_Stated task_
Include the line with "from matplotlib.ticker import FixedLocator" and every line before it in the entries below, echoed exactly, but not the pictures.

------------------------------------------------------------------------

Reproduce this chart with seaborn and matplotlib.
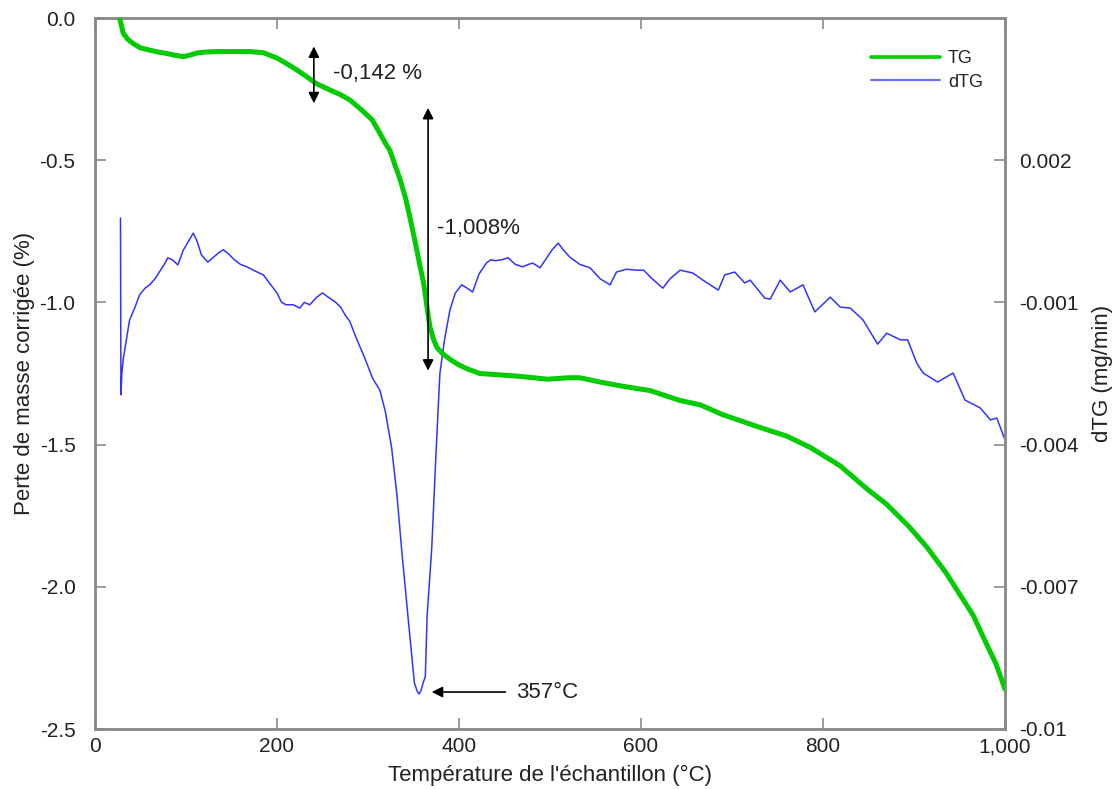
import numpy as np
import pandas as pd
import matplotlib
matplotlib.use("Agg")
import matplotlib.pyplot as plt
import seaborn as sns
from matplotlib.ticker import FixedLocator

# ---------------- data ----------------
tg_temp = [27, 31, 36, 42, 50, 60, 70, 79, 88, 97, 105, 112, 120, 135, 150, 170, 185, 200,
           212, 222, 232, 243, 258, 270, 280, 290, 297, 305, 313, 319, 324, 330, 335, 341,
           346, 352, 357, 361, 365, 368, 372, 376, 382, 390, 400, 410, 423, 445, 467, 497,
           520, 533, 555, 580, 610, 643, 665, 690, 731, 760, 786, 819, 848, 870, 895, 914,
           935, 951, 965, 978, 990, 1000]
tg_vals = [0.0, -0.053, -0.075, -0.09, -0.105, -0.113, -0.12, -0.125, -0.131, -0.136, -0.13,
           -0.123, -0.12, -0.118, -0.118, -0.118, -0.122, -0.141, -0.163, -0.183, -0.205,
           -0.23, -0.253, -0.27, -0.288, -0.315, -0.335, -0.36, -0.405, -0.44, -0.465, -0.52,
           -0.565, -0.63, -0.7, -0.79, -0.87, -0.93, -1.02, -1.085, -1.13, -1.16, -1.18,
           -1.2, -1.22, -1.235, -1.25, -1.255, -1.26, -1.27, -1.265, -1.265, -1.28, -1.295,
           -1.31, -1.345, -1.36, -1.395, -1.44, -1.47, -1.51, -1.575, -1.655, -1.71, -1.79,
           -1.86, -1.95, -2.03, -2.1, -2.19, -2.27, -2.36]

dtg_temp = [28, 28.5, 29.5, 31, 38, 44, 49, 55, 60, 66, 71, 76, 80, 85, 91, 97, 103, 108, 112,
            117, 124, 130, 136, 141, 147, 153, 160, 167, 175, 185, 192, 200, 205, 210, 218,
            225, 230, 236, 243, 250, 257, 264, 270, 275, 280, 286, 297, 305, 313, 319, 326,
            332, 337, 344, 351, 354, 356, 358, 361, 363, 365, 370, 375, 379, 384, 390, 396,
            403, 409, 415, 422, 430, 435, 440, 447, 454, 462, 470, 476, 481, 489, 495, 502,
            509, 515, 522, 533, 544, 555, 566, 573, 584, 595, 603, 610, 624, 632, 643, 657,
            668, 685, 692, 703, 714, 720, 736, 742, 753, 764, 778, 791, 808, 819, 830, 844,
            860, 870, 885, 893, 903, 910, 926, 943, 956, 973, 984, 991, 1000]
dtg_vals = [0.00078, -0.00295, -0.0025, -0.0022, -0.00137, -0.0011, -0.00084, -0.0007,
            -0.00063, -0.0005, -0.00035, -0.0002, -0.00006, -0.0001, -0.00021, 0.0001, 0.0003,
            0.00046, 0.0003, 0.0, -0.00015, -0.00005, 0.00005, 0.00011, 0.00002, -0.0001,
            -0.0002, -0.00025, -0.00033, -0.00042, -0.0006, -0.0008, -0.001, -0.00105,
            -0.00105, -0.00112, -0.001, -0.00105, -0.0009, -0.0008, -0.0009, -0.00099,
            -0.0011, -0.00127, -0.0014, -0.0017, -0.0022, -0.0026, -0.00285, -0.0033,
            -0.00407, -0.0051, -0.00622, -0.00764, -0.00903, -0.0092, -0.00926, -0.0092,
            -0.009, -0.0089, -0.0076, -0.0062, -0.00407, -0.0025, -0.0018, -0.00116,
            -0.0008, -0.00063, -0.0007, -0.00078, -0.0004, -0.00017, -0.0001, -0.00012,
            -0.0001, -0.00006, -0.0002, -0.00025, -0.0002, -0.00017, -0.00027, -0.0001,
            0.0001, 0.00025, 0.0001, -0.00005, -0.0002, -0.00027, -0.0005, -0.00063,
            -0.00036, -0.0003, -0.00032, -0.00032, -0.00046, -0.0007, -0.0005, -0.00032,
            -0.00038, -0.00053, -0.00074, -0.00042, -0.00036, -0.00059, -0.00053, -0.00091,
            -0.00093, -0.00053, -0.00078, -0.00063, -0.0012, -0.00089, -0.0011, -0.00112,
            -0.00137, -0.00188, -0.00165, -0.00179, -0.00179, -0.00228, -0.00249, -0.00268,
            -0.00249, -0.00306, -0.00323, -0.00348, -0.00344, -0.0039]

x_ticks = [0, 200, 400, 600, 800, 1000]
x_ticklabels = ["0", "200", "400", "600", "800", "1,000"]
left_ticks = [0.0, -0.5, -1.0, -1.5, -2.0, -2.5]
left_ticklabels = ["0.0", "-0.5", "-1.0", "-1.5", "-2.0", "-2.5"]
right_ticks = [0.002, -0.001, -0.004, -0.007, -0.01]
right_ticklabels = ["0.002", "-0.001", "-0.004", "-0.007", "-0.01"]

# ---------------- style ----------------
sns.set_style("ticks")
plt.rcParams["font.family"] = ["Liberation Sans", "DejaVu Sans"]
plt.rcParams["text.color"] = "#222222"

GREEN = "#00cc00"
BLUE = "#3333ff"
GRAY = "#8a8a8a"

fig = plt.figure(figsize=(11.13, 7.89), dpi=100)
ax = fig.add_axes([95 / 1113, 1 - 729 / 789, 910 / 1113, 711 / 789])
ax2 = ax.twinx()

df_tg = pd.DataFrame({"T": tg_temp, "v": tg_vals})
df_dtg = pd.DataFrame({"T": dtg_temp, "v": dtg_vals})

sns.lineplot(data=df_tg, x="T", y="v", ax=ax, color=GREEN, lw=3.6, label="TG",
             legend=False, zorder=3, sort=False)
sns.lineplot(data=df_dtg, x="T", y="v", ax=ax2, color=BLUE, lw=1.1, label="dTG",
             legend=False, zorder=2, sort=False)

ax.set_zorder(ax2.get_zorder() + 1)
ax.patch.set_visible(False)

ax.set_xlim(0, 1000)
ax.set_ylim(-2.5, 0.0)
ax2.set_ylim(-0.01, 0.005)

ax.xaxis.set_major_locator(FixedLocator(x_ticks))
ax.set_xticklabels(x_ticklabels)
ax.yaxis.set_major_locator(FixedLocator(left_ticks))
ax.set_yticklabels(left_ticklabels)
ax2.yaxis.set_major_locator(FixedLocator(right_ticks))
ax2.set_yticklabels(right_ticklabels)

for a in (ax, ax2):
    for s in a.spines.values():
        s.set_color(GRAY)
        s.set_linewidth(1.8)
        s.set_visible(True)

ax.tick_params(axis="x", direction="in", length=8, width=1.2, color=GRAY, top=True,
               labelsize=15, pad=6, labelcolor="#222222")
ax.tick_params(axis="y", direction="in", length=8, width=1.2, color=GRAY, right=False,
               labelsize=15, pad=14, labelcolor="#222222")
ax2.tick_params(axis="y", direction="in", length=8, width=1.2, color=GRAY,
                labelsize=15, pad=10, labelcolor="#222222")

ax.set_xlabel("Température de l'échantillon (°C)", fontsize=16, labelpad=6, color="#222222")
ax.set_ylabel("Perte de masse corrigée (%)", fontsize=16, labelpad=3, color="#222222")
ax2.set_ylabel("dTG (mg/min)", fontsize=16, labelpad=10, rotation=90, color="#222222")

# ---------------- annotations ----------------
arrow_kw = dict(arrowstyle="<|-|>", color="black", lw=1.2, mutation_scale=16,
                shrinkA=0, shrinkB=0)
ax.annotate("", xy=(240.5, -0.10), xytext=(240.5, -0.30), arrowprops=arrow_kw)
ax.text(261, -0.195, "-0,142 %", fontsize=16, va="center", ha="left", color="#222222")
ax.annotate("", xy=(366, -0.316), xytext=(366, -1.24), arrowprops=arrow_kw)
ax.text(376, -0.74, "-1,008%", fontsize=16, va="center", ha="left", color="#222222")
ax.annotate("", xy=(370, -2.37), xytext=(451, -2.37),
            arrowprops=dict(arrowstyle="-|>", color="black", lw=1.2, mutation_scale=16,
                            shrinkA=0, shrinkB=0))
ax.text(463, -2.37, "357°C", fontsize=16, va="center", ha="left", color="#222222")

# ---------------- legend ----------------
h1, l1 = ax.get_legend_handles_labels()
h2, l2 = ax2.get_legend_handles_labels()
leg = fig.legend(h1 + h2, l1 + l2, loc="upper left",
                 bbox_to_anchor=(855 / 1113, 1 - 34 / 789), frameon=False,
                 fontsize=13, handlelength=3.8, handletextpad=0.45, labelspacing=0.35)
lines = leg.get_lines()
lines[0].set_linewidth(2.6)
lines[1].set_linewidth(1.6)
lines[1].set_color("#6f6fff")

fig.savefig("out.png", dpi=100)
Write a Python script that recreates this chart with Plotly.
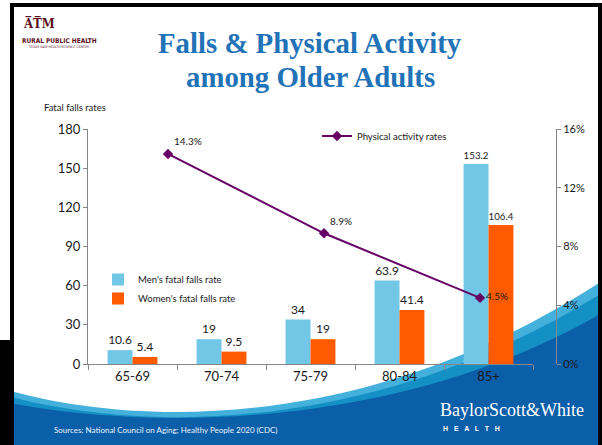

------------------------------------------------------------------------

_Response for this exercise_
Reproduce this chart with seaborn and matplotlib.
import numpy as np
import pandas as pd
import matplotlib
matplotlib.use("Agg")
import matplotlib.pyplot as plt
import seaborn as sns
from matplotlib.ticker import FixedLocator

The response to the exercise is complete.